§ **Set exercise**
Select the lines that contain "chart" and copy each of them.
— start of Source data —
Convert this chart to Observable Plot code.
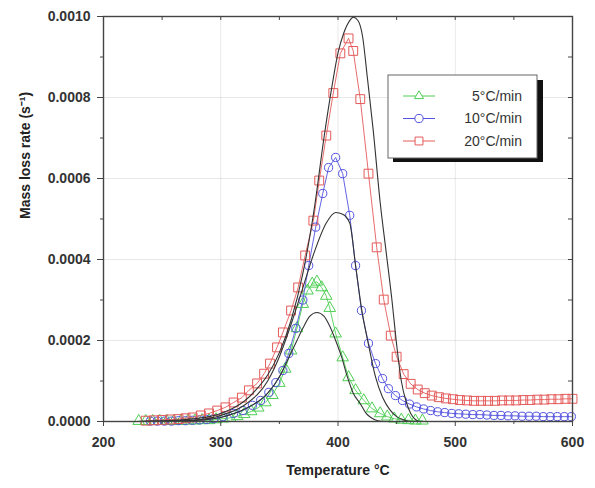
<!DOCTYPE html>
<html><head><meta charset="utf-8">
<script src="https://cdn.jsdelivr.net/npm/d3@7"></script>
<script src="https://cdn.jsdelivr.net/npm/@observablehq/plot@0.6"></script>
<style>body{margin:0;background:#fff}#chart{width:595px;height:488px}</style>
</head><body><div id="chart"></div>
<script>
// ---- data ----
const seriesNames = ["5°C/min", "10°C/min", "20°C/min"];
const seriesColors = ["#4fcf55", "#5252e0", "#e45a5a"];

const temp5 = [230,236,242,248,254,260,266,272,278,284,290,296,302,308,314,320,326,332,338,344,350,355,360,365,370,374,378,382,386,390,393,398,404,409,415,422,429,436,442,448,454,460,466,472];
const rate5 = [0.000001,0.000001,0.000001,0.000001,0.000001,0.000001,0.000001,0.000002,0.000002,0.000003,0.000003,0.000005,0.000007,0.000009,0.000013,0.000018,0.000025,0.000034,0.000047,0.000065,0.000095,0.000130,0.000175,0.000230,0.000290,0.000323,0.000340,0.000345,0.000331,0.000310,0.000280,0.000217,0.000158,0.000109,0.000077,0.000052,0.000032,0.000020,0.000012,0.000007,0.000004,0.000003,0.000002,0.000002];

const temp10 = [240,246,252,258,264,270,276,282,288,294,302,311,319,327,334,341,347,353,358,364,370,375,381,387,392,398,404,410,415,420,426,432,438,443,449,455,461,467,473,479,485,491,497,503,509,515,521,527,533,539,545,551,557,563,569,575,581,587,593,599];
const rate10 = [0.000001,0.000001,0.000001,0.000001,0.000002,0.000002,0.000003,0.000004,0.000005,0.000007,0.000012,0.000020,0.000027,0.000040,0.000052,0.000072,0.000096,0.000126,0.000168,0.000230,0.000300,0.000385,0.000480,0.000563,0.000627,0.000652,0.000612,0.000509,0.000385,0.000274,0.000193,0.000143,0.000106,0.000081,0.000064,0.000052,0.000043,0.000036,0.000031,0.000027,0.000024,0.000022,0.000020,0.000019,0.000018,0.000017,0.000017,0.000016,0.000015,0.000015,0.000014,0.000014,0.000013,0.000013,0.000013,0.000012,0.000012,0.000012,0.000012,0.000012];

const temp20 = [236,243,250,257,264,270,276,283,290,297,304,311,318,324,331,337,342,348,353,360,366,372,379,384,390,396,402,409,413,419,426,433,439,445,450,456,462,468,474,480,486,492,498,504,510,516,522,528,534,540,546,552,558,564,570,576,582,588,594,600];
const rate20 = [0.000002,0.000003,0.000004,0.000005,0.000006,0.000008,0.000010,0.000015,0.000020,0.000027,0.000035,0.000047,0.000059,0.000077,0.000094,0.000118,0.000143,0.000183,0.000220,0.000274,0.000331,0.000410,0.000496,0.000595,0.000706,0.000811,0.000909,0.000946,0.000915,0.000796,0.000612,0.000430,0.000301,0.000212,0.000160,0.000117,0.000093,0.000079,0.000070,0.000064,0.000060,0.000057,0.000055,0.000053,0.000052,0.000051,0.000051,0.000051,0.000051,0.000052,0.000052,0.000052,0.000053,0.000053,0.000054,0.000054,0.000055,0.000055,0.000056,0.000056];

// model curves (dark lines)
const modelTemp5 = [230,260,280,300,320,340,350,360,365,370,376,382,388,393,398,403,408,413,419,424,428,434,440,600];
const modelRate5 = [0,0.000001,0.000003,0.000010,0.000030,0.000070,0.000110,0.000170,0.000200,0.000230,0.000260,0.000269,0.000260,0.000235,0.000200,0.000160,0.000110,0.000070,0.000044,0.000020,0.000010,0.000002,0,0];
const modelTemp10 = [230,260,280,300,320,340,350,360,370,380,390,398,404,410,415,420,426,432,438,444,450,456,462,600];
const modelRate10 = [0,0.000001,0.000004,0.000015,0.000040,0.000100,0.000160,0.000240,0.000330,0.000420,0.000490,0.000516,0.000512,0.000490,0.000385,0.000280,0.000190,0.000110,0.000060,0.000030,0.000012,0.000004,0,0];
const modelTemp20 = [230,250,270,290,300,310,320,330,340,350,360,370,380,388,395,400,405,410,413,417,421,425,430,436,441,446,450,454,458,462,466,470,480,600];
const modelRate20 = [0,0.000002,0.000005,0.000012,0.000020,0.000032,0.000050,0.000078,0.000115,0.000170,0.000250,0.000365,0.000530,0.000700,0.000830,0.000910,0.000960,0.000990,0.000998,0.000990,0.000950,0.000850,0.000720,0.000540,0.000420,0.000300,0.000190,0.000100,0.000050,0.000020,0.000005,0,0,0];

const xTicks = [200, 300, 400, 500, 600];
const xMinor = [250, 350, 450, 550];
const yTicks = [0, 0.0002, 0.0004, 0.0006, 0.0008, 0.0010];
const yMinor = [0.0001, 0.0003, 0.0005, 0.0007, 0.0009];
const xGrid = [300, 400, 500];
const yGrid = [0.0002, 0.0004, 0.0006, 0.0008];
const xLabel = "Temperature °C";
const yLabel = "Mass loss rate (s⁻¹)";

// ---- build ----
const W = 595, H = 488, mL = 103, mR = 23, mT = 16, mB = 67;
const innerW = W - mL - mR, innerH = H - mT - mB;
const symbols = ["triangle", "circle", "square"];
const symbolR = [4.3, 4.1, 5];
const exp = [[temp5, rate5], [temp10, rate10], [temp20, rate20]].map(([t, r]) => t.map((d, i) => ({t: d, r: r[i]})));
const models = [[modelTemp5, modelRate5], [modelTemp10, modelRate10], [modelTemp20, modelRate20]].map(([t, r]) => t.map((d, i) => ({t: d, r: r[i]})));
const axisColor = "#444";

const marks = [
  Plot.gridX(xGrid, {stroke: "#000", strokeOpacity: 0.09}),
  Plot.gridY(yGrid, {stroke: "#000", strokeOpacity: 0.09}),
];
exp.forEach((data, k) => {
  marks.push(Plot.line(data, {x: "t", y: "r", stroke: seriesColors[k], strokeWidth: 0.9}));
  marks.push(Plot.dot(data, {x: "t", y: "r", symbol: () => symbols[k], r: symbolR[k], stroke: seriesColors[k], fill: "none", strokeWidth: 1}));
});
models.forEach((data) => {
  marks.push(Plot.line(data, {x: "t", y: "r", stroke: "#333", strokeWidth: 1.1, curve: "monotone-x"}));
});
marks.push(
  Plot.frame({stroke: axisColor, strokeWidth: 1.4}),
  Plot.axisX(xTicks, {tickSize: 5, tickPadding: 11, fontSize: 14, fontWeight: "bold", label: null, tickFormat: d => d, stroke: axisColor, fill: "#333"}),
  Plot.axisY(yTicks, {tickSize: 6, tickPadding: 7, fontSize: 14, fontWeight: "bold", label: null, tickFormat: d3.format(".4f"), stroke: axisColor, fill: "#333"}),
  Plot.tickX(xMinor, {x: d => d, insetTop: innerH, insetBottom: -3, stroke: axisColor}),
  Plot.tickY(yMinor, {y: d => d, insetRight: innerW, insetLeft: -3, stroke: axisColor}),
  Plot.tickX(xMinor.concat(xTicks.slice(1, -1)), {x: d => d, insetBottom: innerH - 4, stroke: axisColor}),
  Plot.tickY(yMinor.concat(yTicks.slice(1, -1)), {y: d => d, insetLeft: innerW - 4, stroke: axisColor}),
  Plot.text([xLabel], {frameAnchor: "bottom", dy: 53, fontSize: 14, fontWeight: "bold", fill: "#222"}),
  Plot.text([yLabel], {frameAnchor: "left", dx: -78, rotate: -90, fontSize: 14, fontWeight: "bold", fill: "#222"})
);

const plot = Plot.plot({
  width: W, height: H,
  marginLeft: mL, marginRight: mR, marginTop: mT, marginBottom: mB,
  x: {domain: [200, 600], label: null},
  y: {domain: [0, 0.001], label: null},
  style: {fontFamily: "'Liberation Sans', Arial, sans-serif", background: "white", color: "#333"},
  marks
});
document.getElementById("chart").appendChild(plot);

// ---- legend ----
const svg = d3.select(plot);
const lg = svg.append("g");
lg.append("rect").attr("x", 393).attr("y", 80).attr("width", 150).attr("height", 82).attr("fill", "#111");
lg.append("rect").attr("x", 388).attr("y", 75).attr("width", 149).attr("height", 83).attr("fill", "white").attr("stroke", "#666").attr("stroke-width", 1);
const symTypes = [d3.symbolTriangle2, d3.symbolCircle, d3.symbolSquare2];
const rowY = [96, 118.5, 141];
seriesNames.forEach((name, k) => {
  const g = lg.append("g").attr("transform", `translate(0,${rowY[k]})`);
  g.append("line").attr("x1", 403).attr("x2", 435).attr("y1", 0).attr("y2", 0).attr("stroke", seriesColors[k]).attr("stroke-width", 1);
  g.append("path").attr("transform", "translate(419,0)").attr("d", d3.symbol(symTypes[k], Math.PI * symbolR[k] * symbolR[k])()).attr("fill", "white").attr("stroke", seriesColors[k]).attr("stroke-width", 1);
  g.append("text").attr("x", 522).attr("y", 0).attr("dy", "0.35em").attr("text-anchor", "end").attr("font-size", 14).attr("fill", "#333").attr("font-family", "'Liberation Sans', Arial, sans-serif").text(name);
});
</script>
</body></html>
— end of Source data —
§ **Final result**
Convert this chart to Observable Plot code.
<style>body{margin:0;background:#fff}#chart{width:595px;height:488px}</style>
</head><body><div id="chart"></div>
document.getElementById("chart").appendChild(plot);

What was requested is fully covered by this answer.